Before my senior year in high school, my family didn’t have a computer—when I needed to type papers I would trudge over to my godmother’s apartment, even in the snow. When I came to Harvard, I had never used e-mail before. It’s ironic, then, that as graduation approaches, e-mail—for all its advantages and faults—has ultimately played a central role in my Harvard life.
The day after I finally got my fas account set up, I concluded my second-ever e-mail—to a group of high school friends—with these words: “Finally, I would like to say that I am happy to have joined this fun though slightly weird e-mail group (though all e-mail is probably weird in some way). Though I might not check in as often as everyone else, I will try to make my messages memorable. See ya, Ned, a.k.a. the tall blonde freshman.” As I look back and try to make sense of the last four years, that message is more prescient than I usually give myself credit for. Harvard e-mail has indeed been enjoyable, weird and memorable. And I am still tall and blonde.
How will we remember this place? My roommates can be brutally honest, as one was when we were talking about this subject last week: At Harvard, he said, we have done lots and lots of work, and in the few moments when you have had no work and wanted to do something fun, none of your friends were free. Another roommate chimed in that these last, presumably idyllic weeks will give us happier memories of this place than was actually the case. Both of them seem at least partially right. I’m not trying to say I haven’t been happy here; I generally have. But through e-mail, I’ve discovered, I can try to recount the full breadth of my experience here: as a historical medium it has always been recording and capturing moments, while photos or journals, amid the hectic pace of my and everyone else’s Harvard life, have been much less thorough.
Recently I dug up “Correspondence, 1998-1999,” a haughtily titled booklet I made after my first year that contains all of that year’s important e-mails. Rereading them was a trip, because they cover everything—the Harvard I want to remember, and the Harvard I don’t want to remember. In them I’m obscenely optimistic and cheerful. I’m painfully naïve (and still am a little bit). On Jan. 20, exhilarated to be done with final exams and a very rough first semester, I write: “I’m done! I’m finally done! Hooray!” A week later comes a friendly e-mail from a friend I had worked with at camp the summer before. I never wrote back, and a few months later she was hit by a car and died.

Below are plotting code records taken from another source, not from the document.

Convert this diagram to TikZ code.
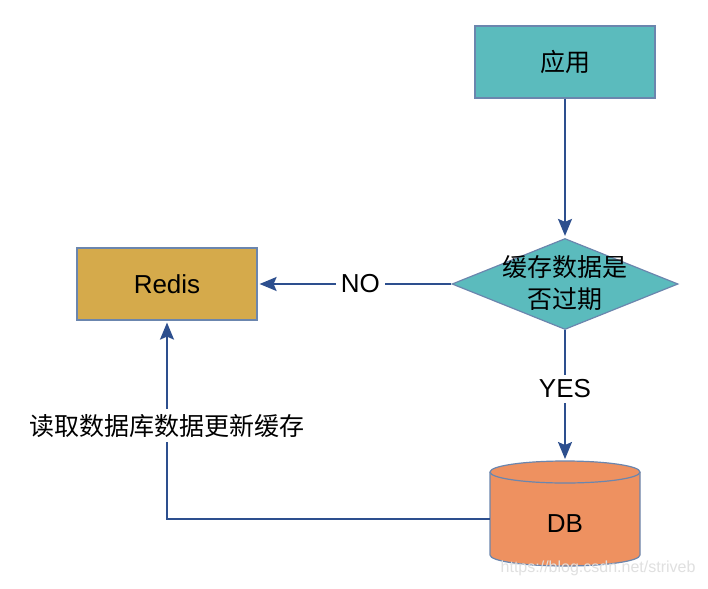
\documentclass[tikz,border=0pt]{standalone}
\usepackage{fontspec}
\setmainfont{Liberation Sans}
\newfontfamily\cjk{Noto Sans CJK SC}
\usetikzlibrary{shapes.geometric,arrows.meta}
\definecolor{tealf}{HTML}{5BBBBD}
\definecolor{redisf}{HTML}{D5AA4B}
\definecolor{dbf}{HTML}{EE9160}
\definecolor{bord}{HTML}{6B86AE}
\definecolor{conn}{HTML}{2D4F8E}
\tikzset{
  boxnode/.style={draw=bord, line width=1.2pt, minimum width=180pt, minimum height=72pt, inner sep=0pt, font=\fontsize{26}{30}\selectfont},
  conline/.style={draw=conn, line width=1.8pt},
  arr/.style={conline, -{Stealth[width=14pt,length=17pt,inset=3pt]}, shorten >=2pt},
  lab/.style={fill=white, inner sep=5pt, font=\fontsize{26}{30}\selectfont}
}
\begin{document}
\begin{tikzpicture}[x=1pt,y=-1pt]
\useasboundingbox (0,0) rectangle (708,588);
\fill[white] (0,0) rectangle (708,588);
% nodes
\node[boxnode, fill=tealf] (app) at (565,62) {\cjk\fontsize{25}{30}\selectfont 应用};
\node[diamond, draw=bord, line width=1.2pt, fill=tealf, minimum width=226pt, minimum height=91pt, inner sep=0pt, aspect=2.48] (dec) at (565,284) {};
\node[font=\cjk\fontsize{25}{32}\selectfont, align=center] at (565,283) {缓存数据是\\否过期};
\node[boxnode, fill=redisf] (redis) at (167,284) {Redis};
% cylinder
\draw[bord, line width=1.2pt, fill=dbf] (490,472) -- (490,555) arc[start angle=180, end angle=0, x radius=75, y radius=11] -- (640,472);
\draw[bord, line width=1.2pt, fill=dbf] (565,472) ellipse [x radius=75, y radius=11];
\node[inner sep=0pt, minimum width=150pt, minimum height=94pt] (db) at (565,519) {};
\node[font=\fontsize{26}{30}\selectfont] at (565,524) {DB};
% connectors
\draw[arr] (app.south) -- (dec.north);
\draw[arr] (dec.west) -- node[lab, pos=0.47] {NO} (redis.east);
\coordinate (dbtop) at (565,461);
\draw[arr] (dec.south) -- node[lab, pos=0.45] {YES} (dbtop);
\coordinate (corner) at (redis.south |- db.west);
\draw[arr] (db.west) -- (corner) -- node[lab, pos=0.47] {\cjk\fontsize{25}{30}\selectfont 读取数据库数据更新缓存} (redis.south);
% watermark
\node[text=black!12, font=\fontsize{16}{18}\selectfont, anchor=east] at (699,568) {https://blog.csdn.net/striveb};
\end{tikzpicture}
\end{document}
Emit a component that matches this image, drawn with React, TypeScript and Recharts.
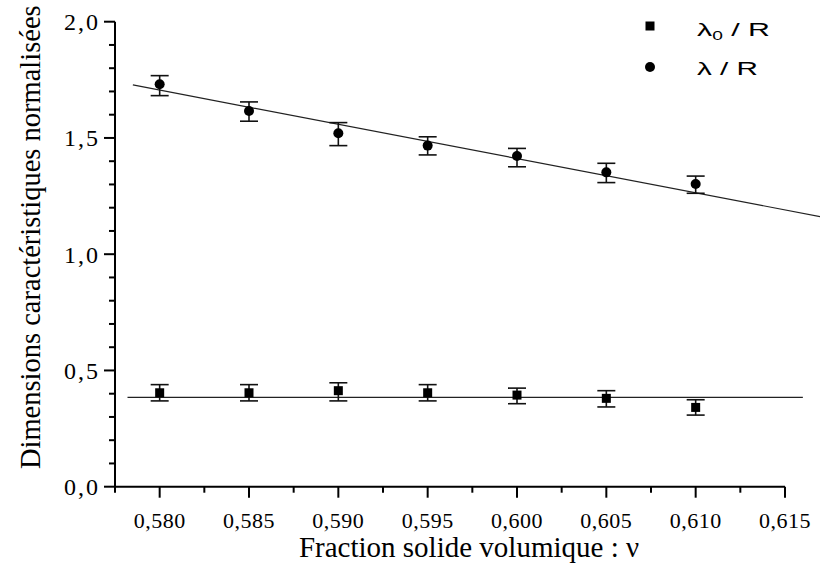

The e-mails resurrect my wonderful intersession my first year, a time of unending fun, and the excitement of getting my first Harvard acting role. They recall the forgotten spontaneity of the night of Feb. 11, 1999: “All the gossip at 2:30: Ben is playing funky music. Ben and I were dancing at our ‘White Guys Hip-Hop Party’ a few minutes ago.” Then there is this uncharacteristically cocky e-mail from Feb. 9, just after I asked someone to the Freshman Formal: “Mission successful! I was very slick. Or she was very nice. Either way, she said yes.”
Then there are the things I’d rather not remember, but at the same time am glad I do. Anxiety-ridden, sleepless nights before exams. An e-mail where I bemoan, all too familiarly, that “I still worry too much.” Mistakes that still make me wince, but which now seem laughable. And, through these pages, there emerge the people I was absolutely infatuated with, in my innocent, lost sort of way. I can see how I’ve evolved, through missteps, painful moments and successes.
E-mail lends itself to impulsiveness, and to sweetness—there’s no easier way to send someone a short, cheery message. It is perfect for the late-night rhythm of a college campus, and useful for group discussions. But it also has severe limitations. During one exam period, it seductively allowed me to be a lazy reporter. At other times, I’ve fallen into the trap of using e-mail as a distanced way of expressing very difficult, and serious, things to say. Most importantly, it has fallen short thus far in my attempts to keep up relationships with far-off friends. One of my best friends, a recent graduate of Columbia, will occasionally send me e-mails that are about as open and full as can be—at that moment I have an intimate update on his life. But we can go long stretches without communicating, having come to a tacit understanding that we will only really catch up the next time we see each other in person.
Next week I will be in France for Let’s Go, and after that I’m not sure where I’m headed. And perhaps, in the end, that’s why I’ve been so focused on e-mail recently. Despite its value in recording the immediate past, in reminding me of who I have been, and in helping to make four years of Harvard fit in place, I have doubts about its ability to create the present. More and more, it seems, e-mail will be how our generation keeps in touch—and while it will definitely be convenient, it remains to be seen how close a connection e-mail can make.
Edward B. Colby ’02, a history concentrator in Winthrop House, was an executive editor of The Crimson in 2001.